INSTRUCTION —
Your task is to retype, word for word, the lines from the start of the data through the line holding "ax = fig.add_axes([0.1264, 0.128, 0.598, 0.792])". Do not include the pictures.

DATA SECTION —
= = = =

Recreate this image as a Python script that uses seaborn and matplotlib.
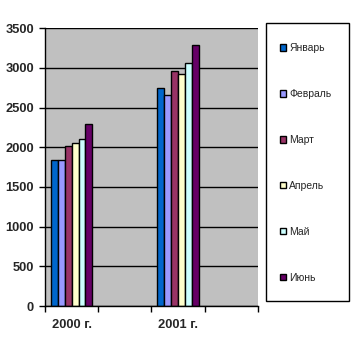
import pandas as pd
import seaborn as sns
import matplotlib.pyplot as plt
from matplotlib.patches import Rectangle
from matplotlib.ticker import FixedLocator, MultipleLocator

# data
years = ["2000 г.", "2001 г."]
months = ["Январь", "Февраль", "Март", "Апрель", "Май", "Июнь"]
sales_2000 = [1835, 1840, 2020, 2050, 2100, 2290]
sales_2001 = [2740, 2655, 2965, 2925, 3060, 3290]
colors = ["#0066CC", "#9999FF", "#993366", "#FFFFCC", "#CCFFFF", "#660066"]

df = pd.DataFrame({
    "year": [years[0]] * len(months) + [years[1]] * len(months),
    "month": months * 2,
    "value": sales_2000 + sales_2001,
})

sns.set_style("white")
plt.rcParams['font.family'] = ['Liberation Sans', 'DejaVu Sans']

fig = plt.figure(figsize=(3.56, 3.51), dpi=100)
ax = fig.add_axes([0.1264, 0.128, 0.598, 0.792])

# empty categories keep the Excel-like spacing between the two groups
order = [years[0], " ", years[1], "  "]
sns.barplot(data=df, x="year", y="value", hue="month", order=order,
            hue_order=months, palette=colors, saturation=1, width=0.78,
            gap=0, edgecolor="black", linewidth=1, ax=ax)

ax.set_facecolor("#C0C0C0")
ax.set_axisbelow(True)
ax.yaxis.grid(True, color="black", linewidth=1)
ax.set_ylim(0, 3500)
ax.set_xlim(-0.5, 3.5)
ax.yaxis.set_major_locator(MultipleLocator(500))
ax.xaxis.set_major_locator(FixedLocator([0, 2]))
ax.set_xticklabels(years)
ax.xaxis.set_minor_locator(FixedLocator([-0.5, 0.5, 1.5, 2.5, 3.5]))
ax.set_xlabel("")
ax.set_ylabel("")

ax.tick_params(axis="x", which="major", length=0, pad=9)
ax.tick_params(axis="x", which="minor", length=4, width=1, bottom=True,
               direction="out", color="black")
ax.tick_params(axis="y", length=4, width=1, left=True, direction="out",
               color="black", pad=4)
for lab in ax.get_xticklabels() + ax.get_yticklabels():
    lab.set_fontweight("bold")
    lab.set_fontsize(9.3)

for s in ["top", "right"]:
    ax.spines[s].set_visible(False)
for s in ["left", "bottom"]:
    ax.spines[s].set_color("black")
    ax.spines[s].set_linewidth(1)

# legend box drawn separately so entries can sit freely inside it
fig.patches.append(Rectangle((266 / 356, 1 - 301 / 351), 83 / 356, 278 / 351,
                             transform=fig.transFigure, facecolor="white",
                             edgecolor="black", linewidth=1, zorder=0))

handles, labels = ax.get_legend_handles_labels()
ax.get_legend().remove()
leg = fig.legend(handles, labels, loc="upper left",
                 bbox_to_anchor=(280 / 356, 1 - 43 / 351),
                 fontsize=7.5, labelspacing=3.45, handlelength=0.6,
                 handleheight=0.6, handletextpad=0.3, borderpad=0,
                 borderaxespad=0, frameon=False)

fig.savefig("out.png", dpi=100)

= = = =

EXERCISE RESULT —
Recreate this image as a Python script that uses seaborn and matplotlib.
import pandas as pd
import seaborn as sns
import matplotlib.pyplot as plt
from matplotlib.patches import Rectangle
from matplotlib.ticker import FixedLocator, MultipleLocator

# data
years = ["2000 г.", "2001 г."]
months = ["Январь", "Февраль", "Март", "Апрель", "Май", "Июнь"]
sales_2000 = [1835, 1840, 2020, 2050, 2100, 2290]
sales_2001 = [2740, 2655, 2965, 2925, 3060, 3290]
colors = ["#0066CC", "#9999FF", "#993366", "#FFFFCC", "#CCFFFF", "#660066"]

df = pd.DataFrame({
    "year": [years[0]] * len(months) + [years[1]] * len(months),
    "month": months * 2,
    "value": sales_2000 + sales_2001,
})

sns.set_style("white")
plt.rcParams['font.family'] = ['Liberation Sans', 'DejaVu Sans']

fig = plt.figure(figsize=(3.56, 3.51), dpi=100)
ax = fig.add_axes([0.1264, 0.128, 0.598, 0.792])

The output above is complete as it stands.